* BEGIN The data *

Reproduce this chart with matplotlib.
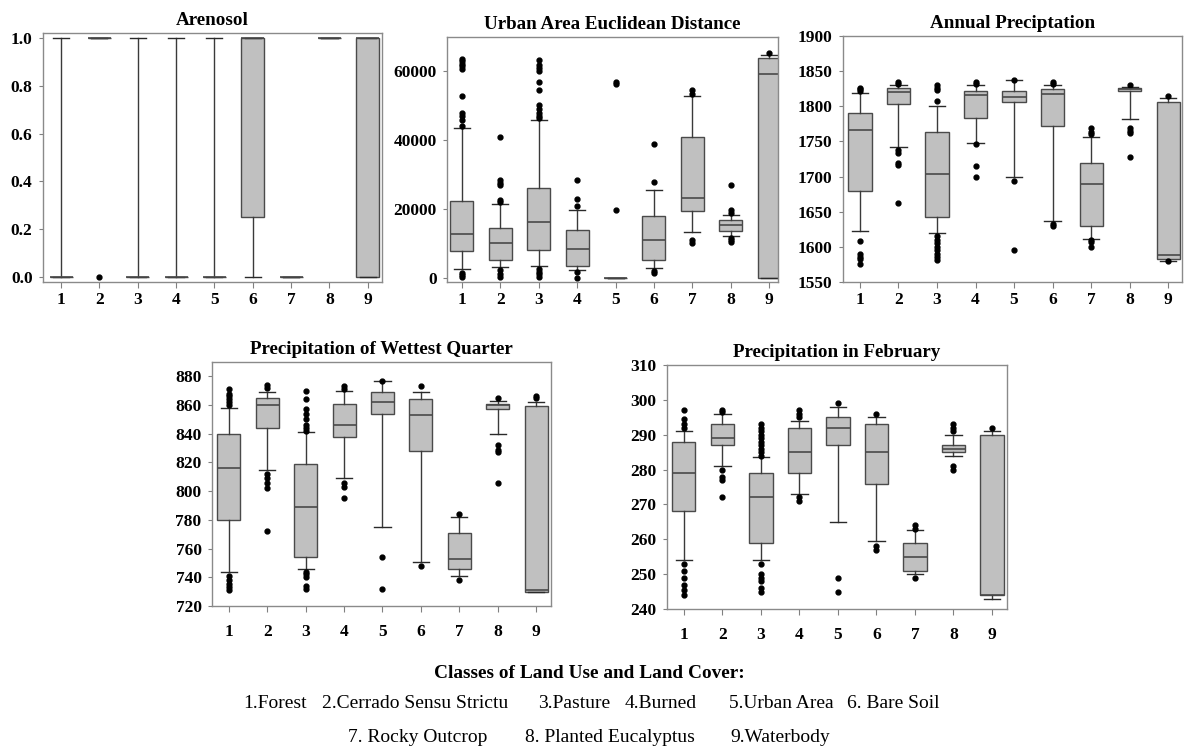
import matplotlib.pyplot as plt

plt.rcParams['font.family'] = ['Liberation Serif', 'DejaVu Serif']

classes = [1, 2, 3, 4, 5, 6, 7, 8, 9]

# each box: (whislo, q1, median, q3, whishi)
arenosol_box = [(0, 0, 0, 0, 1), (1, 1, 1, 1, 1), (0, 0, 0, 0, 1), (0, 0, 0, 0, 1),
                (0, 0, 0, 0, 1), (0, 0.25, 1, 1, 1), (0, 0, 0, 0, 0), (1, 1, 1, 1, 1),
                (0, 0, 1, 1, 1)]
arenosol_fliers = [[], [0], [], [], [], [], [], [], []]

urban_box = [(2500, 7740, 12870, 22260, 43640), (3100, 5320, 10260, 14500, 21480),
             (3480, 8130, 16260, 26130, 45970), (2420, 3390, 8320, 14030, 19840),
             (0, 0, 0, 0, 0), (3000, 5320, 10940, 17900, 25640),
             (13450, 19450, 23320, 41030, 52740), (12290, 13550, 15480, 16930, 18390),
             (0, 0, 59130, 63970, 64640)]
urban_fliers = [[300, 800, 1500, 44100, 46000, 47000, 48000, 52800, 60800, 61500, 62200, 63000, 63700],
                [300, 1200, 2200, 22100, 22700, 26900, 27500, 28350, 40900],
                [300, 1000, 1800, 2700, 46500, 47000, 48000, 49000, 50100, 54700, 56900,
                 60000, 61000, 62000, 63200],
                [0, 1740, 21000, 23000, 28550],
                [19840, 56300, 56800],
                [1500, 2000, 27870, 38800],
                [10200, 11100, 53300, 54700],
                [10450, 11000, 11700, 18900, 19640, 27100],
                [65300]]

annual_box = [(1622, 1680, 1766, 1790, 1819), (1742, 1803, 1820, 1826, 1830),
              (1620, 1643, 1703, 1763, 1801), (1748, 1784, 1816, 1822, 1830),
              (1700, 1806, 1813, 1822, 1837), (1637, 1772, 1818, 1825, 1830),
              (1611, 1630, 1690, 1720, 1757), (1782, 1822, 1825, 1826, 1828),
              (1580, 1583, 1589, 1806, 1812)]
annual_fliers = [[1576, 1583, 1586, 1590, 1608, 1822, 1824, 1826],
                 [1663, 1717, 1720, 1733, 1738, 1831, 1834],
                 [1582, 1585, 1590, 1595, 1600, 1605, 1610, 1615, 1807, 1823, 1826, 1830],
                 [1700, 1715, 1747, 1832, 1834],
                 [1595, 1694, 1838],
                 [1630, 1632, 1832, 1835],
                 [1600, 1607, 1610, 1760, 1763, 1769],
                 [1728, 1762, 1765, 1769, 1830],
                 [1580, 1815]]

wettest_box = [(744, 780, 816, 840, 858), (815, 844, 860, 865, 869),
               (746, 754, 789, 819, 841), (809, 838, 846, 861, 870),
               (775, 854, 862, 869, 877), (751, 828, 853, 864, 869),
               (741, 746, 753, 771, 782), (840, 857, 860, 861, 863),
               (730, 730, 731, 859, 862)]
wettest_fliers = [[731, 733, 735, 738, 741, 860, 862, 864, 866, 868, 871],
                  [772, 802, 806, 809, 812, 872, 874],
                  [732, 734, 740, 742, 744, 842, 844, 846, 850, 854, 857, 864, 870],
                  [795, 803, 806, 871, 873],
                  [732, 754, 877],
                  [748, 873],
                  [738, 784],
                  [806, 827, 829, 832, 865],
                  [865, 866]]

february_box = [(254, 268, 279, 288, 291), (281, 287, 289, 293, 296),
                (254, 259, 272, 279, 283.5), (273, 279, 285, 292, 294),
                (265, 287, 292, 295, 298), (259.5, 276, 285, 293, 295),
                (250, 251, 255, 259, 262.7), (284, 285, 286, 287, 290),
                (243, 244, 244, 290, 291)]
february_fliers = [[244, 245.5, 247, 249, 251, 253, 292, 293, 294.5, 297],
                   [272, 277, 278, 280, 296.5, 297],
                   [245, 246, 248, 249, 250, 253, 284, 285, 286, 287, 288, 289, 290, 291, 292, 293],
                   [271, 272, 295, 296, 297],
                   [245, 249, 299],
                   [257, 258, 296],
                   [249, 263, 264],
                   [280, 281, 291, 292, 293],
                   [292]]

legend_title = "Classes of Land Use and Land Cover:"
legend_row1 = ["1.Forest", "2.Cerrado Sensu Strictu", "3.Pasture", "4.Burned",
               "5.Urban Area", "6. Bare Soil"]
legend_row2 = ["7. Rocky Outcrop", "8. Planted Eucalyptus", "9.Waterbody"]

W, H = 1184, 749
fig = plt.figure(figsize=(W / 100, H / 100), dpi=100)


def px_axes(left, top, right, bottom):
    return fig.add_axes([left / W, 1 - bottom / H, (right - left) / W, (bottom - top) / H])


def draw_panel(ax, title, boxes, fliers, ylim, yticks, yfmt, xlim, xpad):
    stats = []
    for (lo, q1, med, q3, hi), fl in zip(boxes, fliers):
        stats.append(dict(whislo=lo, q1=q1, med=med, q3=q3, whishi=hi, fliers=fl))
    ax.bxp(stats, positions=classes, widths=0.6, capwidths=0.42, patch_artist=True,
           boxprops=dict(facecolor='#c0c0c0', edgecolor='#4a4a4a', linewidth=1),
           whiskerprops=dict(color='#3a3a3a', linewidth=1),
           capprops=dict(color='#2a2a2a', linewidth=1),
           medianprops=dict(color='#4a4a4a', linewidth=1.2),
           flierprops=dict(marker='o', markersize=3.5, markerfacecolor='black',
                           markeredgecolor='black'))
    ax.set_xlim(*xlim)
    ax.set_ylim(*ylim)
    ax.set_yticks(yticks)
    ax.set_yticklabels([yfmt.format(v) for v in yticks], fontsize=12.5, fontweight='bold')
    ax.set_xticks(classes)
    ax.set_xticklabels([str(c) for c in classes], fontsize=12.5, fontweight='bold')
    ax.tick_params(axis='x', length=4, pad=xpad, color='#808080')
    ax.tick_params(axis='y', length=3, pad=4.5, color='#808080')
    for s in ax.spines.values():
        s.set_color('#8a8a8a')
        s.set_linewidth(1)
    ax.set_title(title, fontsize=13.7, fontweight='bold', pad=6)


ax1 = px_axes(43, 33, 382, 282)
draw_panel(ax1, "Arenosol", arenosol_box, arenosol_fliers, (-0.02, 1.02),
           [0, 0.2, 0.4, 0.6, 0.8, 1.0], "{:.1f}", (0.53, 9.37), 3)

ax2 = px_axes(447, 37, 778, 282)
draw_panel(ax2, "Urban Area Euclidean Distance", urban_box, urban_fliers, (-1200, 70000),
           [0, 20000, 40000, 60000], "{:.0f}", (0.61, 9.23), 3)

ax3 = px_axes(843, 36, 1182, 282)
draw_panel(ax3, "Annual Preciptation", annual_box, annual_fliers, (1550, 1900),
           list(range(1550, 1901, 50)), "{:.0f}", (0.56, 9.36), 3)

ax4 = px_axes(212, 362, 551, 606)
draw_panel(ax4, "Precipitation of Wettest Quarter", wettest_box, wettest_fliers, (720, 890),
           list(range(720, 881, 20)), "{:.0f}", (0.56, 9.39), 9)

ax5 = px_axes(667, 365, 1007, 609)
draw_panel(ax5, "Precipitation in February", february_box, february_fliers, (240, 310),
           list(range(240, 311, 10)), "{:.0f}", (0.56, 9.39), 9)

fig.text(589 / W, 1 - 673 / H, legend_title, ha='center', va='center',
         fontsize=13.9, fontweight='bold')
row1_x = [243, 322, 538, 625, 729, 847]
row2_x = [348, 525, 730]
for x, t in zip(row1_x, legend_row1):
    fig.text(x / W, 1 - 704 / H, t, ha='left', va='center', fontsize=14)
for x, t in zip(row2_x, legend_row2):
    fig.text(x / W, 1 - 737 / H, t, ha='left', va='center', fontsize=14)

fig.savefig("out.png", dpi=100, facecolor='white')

* END The data *
* BEGIN The data *

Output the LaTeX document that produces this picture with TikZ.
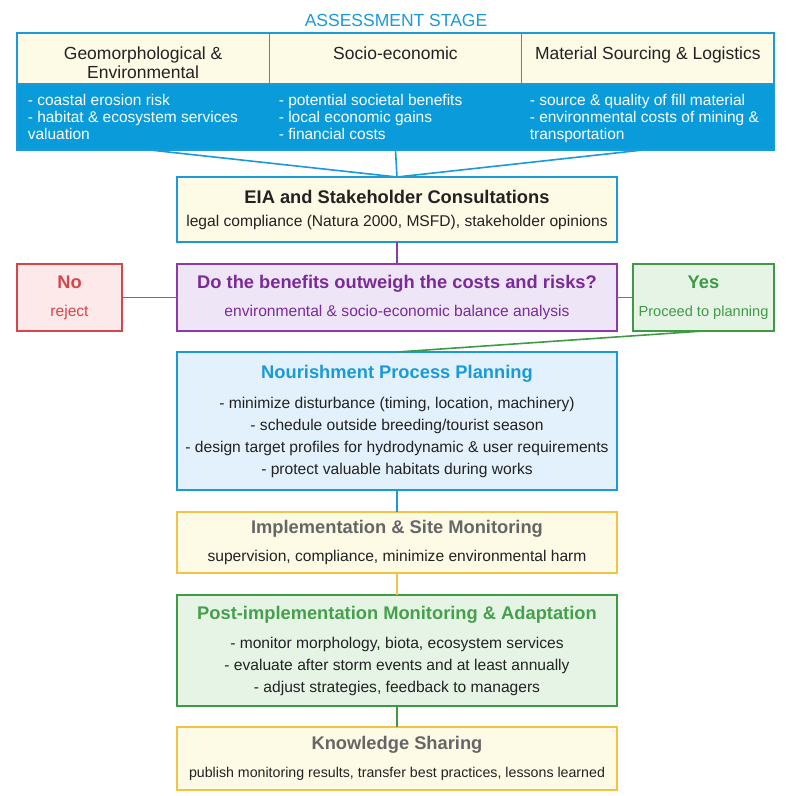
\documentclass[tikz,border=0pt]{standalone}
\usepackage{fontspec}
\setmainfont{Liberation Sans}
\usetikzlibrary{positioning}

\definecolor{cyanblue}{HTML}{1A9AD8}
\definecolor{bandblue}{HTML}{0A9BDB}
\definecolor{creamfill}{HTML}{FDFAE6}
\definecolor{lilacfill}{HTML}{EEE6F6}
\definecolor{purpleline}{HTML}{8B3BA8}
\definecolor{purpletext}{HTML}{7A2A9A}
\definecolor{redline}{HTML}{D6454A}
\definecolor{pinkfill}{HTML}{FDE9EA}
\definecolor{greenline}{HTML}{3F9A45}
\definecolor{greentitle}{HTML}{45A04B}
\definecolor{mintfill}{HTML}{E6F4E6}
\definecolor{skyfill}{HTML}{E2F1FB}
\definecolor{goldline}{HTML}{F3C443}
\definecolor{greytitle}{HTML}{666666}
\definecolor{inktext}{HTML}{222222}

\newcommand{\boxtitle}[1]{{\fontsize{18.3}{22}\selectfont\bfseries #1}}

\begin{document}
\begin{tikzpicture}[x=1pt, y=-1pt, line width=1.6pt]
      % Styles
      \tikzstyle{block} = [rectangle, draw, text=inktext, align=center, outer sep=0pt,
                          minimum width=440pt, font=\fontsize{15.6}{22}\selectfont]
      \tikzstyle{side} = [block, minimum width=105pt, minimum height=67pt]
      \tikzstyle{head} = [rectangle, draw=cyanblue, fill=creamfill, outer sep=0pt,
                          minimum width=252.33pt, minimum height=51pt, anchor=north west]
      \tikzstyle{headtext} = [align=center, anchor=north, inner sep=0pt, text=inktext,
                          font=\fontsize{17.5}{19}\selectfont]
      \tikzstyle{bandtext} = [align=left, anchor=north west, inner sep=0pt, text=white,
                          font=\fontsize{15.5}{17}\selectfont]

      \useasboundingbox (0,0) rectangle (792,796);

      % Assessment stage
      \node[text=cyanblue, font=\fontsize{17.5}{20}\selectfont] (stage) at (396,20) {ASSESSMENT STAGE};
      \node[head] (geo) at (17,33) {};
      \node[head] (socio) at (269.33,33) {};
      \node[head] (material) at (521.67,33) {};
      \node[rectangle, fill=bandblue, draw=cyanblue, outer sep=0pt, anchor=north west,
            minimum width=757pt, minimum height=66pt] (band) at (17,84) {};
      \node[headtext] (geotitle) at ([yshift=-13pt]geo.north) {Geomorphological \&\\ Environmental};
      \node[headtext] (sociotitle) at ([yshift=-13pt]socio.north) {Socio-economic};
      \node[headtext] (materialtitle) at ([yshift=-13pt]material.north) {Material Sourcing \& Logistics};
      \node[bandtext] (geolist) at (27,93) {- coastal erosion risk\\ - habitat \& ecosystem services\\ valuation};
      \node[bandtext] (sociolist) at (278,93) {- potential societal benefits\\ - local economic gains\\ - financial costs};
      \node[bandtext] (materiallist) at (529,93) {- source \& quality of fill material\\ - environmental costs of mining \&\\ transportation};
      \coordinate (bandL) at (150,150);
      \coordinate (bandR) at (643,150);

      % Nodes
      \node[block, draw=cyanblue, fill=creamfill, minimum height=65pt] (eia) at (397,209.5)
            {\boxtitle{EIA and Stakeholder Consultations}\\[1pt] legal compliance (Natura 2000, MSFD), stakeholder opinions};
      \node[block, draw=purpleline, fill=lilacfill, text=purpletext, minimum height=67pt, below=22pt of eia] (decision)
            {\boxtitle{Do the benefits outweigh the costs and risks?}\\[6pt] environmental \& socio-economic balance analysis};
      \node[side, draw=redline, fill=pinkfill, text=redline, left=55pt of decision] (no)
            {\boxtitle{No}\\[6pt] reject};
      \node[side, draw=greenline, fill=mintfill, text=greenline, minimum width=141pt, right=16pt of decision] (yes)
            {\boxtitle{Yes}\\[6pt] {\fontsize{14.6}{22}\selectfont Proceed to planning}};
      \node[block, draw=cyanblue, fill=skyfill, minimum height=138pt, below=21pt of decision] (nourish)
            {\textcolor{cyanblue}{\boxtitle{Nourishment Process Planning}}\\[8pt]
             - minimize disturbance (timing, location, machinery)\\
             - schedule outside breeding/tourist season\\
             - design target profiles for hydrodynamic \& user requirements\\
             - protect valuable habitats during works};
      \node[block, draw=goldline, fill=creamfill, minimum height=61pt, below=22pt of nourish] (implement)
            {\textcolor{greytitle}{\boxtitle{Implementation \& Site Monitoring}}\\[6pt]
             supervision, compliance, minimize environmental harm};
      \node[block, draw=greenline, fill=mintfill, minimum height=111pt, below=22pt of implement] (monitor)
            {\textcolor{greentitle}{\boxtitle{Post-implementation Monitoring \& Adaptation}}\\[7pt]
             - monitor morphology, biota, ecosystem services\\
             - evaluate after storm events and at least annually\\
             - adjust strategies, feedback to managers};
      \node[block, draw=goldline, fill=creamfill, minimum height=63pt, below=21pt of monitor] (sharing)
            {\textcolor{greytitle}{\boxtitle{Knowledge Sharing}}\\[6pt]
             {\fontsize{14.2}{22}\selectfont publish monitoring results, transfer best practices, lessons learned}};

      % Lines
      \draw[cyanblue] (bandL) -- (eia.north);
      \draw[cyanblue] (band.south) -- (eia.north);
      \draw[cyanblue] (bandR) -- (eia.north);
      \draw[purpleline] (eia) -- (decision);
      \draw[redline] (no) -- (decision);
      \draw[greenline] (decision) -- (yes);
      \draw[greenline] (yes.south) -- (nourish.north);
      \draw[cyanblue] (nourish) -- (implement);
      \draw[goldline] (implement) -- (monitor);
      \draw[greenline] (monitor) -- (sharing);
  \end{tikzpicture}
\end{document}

* END The data *

◆ What you are asked to do ◆
From the line containing "Reproduce this chart with matplotlib." to the line containing "arenosol_fliers = [[], [0], [], [], [], [], [], [], []]", both lines included, give the text again exactly, without any pictures.

◆ Solution to this task ◆
Reproduce this chart with matplotlib.
import matplotlib.pyplot as plt

plt.rcParams['font.family'] = ['Liberation Serif', 'DejaVu Serif']

classes = [1, 2, 3, 4, 5, 6, 7, 8, 9]

# each box: (whislo, q1, median, q3, whishi)
arenosol_box = [(0, 0, 0, 0, 1), (1, 1, 1, 1, 1), (0, 0, 0, 0, 1), (0, 0, 0, 0, 1),
                (0, 0, 0, 0, 1), (0, 0.25, 1, 1, 1), (0, 0, 0, 0, 0), (1, 1, 1, 1, 1),
                (0, 0, 1, 1, 1)]
arenosol_fliers = [[], [0], [], [], [], [], [], [], []]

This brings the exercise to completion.